Gli accordi che sono stati raggiunti a Ginevra hanno accolto alcune richieste degli israeliani, ma non hanno risolto il problema di fondo, “congelando” la situazione attuale piuttosto che risolvere il problema posto da un Iran in possesso di tecnologia atomica per scopi militari.

Israele non è disposto ad aspettare che Teheran riesca a creare un ordigno. Quello che fino ad oggi ha trattenuto il paese ebraico dallo scatenare un attacco contro l’Iran è legato soprattutto ai limiti militari di quest’operazione: Israele non possiede bombe abbastanza sofisticate per distruggere completamente gli stabilimenti nucleari dell’Iran. Il più importante centro di arricchimento per il combustibile nucleare (Fordow) si trova, infatti, all’interno di una montagna, ad una profondità di 200 metri, e l’unica arma in grado di raggiungerlo e distruggerlo è il Massive Ordinance Penetrator, che gli Stati Uniti hanno già sviluppato ma che non sono ancora pronti a vendere agli israeliani.

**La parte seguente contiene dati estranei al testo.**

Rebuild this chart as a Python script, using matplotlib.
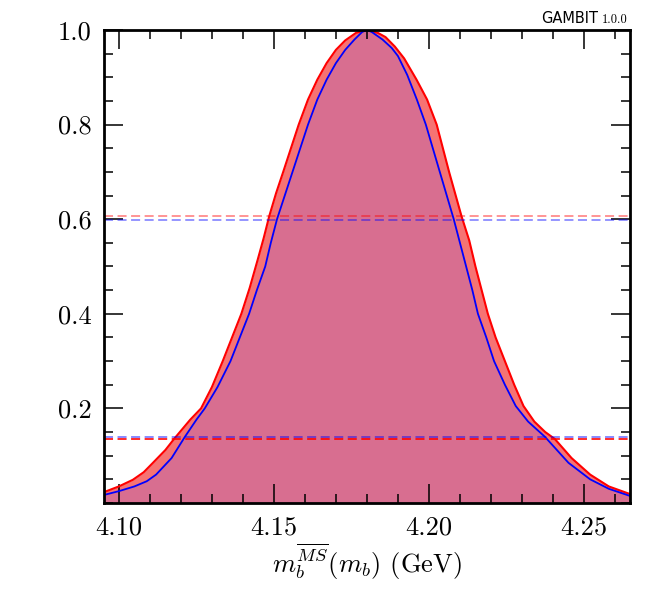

Anche su questo punto si gioca la credibilità dell’alleanza tra Washington e Israele: le priorità del paese ebraico non sembrano più combaciare con quelle della superpotenza statunitense. Mentre Obama decide il suo approccio con l’Iran in base a un calcolo costi-benefici, il governo israeliano detta la propria agenda seguendo un piano “di sopravvivenza”, indipendente dalle possibili reazioni militari e conseguenze geopolitiche che un attacco all’Iran scatenerebbe.

Proprio per questo l’accordo raggiunto dovrebbe fare pensare al futuro. Le azioni di Israele dipenderanno ancora dall’approvazione degli Stati Uniti, ora che lo scenario è cambiato?